Redigi runs a service that lets you resell your digitally purchased music. Naturally, they were sued by major labels soon after going live, with heavyweights like Google weighing in with support and an initial victory against pre-trial injunctions. But the first actual court ruling is against them. Pikoro writes "A judge has sided with Capitol Records in the lawsuit between the record company and ReDigi — ruling that MP3s can only be resold if granted permission by copyright owners. From the article: 'The Order is surprising in light of last month's United States Supreme Court decision in Kirtsaeng v. Wiley & Sons, which reaffirmed the importance and applicability of the First Sale Doctrine in the United States of America.'" Redigi vows to appeal, and claims that the current version of their service is not affected by the lawsuit.

1 of 294 comments (clear)

  1. Re:Let's look at this more closely by FireFury03 · · Score: 5, Insightful

    Clearly the judge is a firm believer in piracy, else he wouldn't have made that ruling. Seriously though, people are trying to sell "used" mp3's?
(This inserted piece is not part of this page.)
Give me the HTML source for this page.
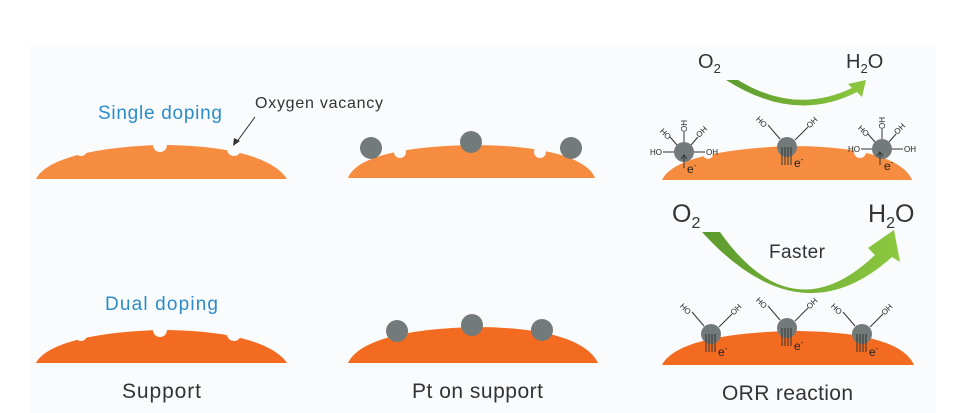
<!DOCTYPE html>
<html><head><meta charset="utf-8"><style>
html,body{margin:0;padding:0;background:#fff;}
svg{display:block;font-family:"Liberation Sans",sans-serif;}
</style></head><body>
<svg width="956" height="413" viewBox="0 0 956 413" xmlns="http://www.w3.org/2000/svg">
<defs>
<linearGradient id="g" x1="0" y1="0" x2="1" y2="0">
<stop offset="0" stop-color="#5b9a2e"/><stop offset="1" stop-color="#8dc83f"/></linearGradient>
</defs>
<rect x="30" y="45" width="906" height="368" fill="#fafbfc"/>

<!-- top row mounds -->
<g fill="#f68c40">
<path d="M36,179 C45,160 90,147 160,145 C235,145 275,160 287,179Z"/>
<path d="M348,178 C355,160 390,147 470,145 C550,145 588,160 595,178Z"/>
<path d="M662,180 C670,162 710,149 790,146 C870,146 905,162 912,180Z"/>
</g>
<g fill="#fafbfc">
<circle cx="81" cy="150" r="6"/><circle cx="160" cy="145" r="7"/><circle cx="234" cy="149" r="7"/>
<circle cx="400" cy="152" r="6"/><circle cx="540" cy="152" r="6"/>
<circle cx="708" cy="154" r="5"/><circle cx="860" cy="152" r="6"/>
</g>
<!-- bottom row mounds -->
<g fill="#f36b21">
<path d="M36,363 C45,345 90,332 160,330 C235,330 275,345 287,363Z"/>
<path d="M348,363 C358,342 400,329 474,327 C550,327 588,342 598,363Z"/>
<path d="M662,365 C672,345 715,333 790,331 C870,331 905,345 914,365Z"/>
</g>
<g fill="#fafbfc">
<circle cx="81" cy="335" r="6"/><circle cx="160" cy="330" r="7"/><circle cx="234" cy="334" r="7"/>
</g>

<!-- particles -->
<g fill="#737b7a">
<circle cx="371" cy="148" r="11"/><circle cx="471" cy="142" r="11"/><circle cx="571" cy="148" r="11"/>
<circle cx="397" cy="331" r="11"/><circle cx="472" cy="325" r="11"/><circle cx="542" cy="330" r="11"/>
<circle cx="684" cy="152" r="10"/><circle cx="787" cy="147" r="10"/><circle cx="882" cy="149" r="10"/>
<circle cx="711" cy="334" r="10"/><circle cx="787" cy="328" r="10"/><circle cx="862" cy="334" r="10"/>
</g>

<!-- text -->
<g fill="#2a8cc8" font-size="19">
<text x="98" y="119" textLength="124">Single doping</text>
<text x="105" y="310" textLength="113">Dual doping</text>
</g>
<text x="255" y="108" font-size="16" fill="#333" textLength="128">Oxygen vacancy</text>
<line x1="255" y1="117" x2="236" y2="143" stroke="#333" stroke-width="1"/>
<path d="M233,146 L234,138 L240,141Z" fill="#333"/>
<g fill="#333" font-size="21">
<text x="122" y="398" textLength="79">Support</text>
<text x="412" y="398" textLength="131">Pt on support</text>
<text x="722" y="400" textLength="131">ORR reaction</text>
</g>
<g fill="#333">
<text x="698" y="68" font-size="20">O<tspan font-size="13" dy="5">2</tspan></text>
<text x="846" y="68" font-size="20">H<tspan font-size="13" dy="5">2</tspan><tspan dy="-5">O</tspan></text>
<text x="672" y="222" font-size="25">O<tspan font-size="16" dy="6">2</tspan></text>
<text x="868" y="222" font-size="25">H<tspan font-size="16" dy="6">2</tspan><tspan dy="-6">O</tspan></text>
<text x="769" y="258" font-size="19" textLength="56">Faster</text>
</g>

<!-- green arrows -->
<path d="M726,80 L738,80 Q795,115 852,88 L848,84 L866,80 L862,97 L857,92 Q795,124 726,80Z" fill="url(#g)"/>
<path d="M702,232 L720,232 Q792,334 875,255 L868,248 L894,230 L900,262 L892,257 Q800,340 702,232Z" fill="url(#g)"/>

<!-- ligands -->
<g stroke="#333" stroke-width="1" fill="none">
<line x1="674" y1="152" x2="663" y2="152"/><line x1="694" y1="152" x2="705" y2="152"/>
<line x1="684" y1="142" x2="684" y2="132"/><line x1="677" y1="145" x2="670" y2="137"/><line x1="691" y1="145" x2="698" y2="137"/>
<line x1="780" y1="139" x2="768" y2="125"/><line x1="795" y1="140" x2="808" y2="127"/>
<line x1="872" y1="149" x2="861" y2="149"/><line x1="892" y1="149" x2="903" y2="149"/>
<line x1="882" y1="139" x2="882" y2="129"/><line x1="875" y1="142" x2="868" y2="134"/><line x1="889" y1="142" x2="896" y2="134"/>
<line x1="704" y1="326" x2="692" y2="312"/><line x1="719" y1="327" x2="732" y2="314"/>
<line x1="780" y1="320" x2="768" y2="306"/><line x1="795" y1="321" x2="808" y2="308"/>
<line x1="855" y1="326" x2="843" y2="312"/><line x1="870" y1="327" x2="883" y2="314"/>
<path d="M684,168 L684,156 M681,159 L684,155 L687,159"/>
<path d="M880,165 L880,153 M877,156 L880,152 L883,156"/>
<path d="M782,165 L782,147 M785,165 L785,147 M788,165 L788,147 M791,165 L791,147"/>
<path d="M706,352 L706,334 M709,352 L709,334 M712,352 L712,334 M715,352 L715,334"/>
<path d="M782,346 L782,328 M785,346 L785,328 M788,346 L788,328 M791,346 L791,328"/>
<path d="M857,352 L857,334 M860,352 L860,334 M863,352 L863,334 M866,352 L866,334"/>
</g>
<g fill="#222" font-size="8">
<text x="650" y="155">HO</text><text x="706" y="155">OH</text>
<text x="680" y="131" transform="rotate(-90 684 128)">OH</text>
<text x="660" y="136" transform="rotate(45 665 133)">HO</text>
<text x="696" y="136" transform="rotate(-45 700 133)">OH</text>
<text x="756" y="124" transform="rotate(45 761 121)">HO</text>
<text x="806" y="126" transform="rotate(-45 811 123)">OH</text>
<text x="848" y="152">HO</text><text x="904" y="152">OH</text>
<text x="878" y="128" transform="rotate(-90 882 125)">OH</text>
<text x="858" y="133" transform="rotate(45 863 130)">HO</text>
<text x="894" y="133" transform="rotate(-45 898 130)">OH</text>
<text x="680" y="311" transform="rotate(45 685 308)">HO</text>
<text x="730" y="313" transform="rotate(-45 735 310)">OH</text>
<text x="756" y="305" transform="rotate(45 761 302)">HO</text>
<text x="806" y="307" transform="rotate(-45 811 304)">OH</text>
<text x="831" y="311" transform="rotate(45 836 308)">HO</text>
<text x="881" y="313" transform="rotate(-45 886 310)">OH</text>
</g>
<g fill="#222" font-size="12">
<text x="687" y="173">e<tspan font-size="8" dy="-5">-</tspan></text>
<text x="884" y="170">e<tspan font-size="8" dy="-5">-</tspan></text>
<text x="794" y="167">e<tspan font-size="8" dy="-5">-</tspan></text>
<text x="718" y="356">e<tspan font-size="8" dy="-5">-</tspan></text>
<text x="794" y="350">e<tspan font-size="8" dy="-5">-</tspan></text>
<text x="869" y="356">e<tspan font-size="8" dy="-5">-</tspan></text>
</g>
</svg>
</body></html>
    Well why not? The media industry is selling time-unlimited licences to play an MP3 - that licence clearly has value, otherwise no one would be willing to pay for it. When you don't want to use it any more, why shouldn't you be able to reclaim some of the value by selling the licence on to someone else? The doctrine of first sale prevents vendors from preventing people from reselling physical goods, why shouldn't the same apply to anything which has value (such as a licence)?